Total cost of ownership extends beyond the initial purchase. Factor in installation complexity, ongoing software licensing, periodic calibration requirements, and training your staff to actually use the system effectively. A sophisticated platform that nobody understands becomes expensive decoration.
The SEAI offers business support programmes that can offset some implementation costs whilst the Carbon Trust provides investment appraisal frameworks</a> specifically designed for energy efficiency projects. These resources help you build business cases that account for both obvious and hidden returns.
Getting Started Without Overhauling Everything
You don’t need to instrument your entire facility on day one. Start with high-value monitoring points where you suspect problems or where energy costs are concentrated. Prove the value in one area before expanding coverage.
Many facilities already have building management systems that can integrate with modern energy monitoring platforms. Leverage what you’ve got rather than replacing everything. Add capability incrementally as you build internal expertise and demonstrate results.

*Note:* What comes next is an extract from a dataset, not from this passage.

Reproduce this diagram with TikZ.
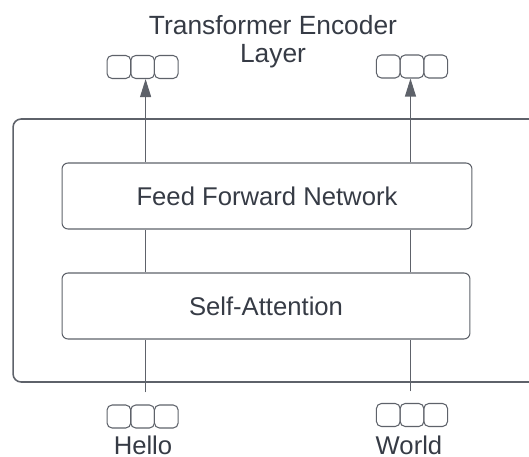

Implementation challenges are real but manageable. Legacy equipment might not communicate easily with new monitoring systems. Networked sensors introduce cybersecurity considerations that require attention. Your operations team needs training not just on the technology but on how to interpret and act on the insights. Change management matters when you’re asking people to work differently based on data they’ve never had before.
Define clear objectives upfront. What specific problems are you trying to solve? Which data points actually matter for your operational decisions? Who will use this information and what authority do they have to act on it?
Success often comes from starting focused rather than comprehensive. Monitor your largest motors. Track your compressed air system. Measure your refrigeration loads. Quick wins in one area build momentum and funding for broader initiatives.
The Chartered Institution of Building Services Engineers publishes practical implementation guides that translate theory into action. Their resources acknowledge the messy reality of existing facilities where everything wasn’t designed with monitoring in mind.
Smart energy management technology has matured beyond the experimental phase. The systems work, the returns are real, and the implementation process is well-understood. What varies is how effectively you match the technology to your facility’s specific needs and how thoroughly you embed the insights into your operational decision-making.
The facilities seeing the best results aren’t necessarily running the most sophisticated systems. They’re the ones using good data to make better decisions, consistently, across multiple departments. That’s where technology truly meets cost savings.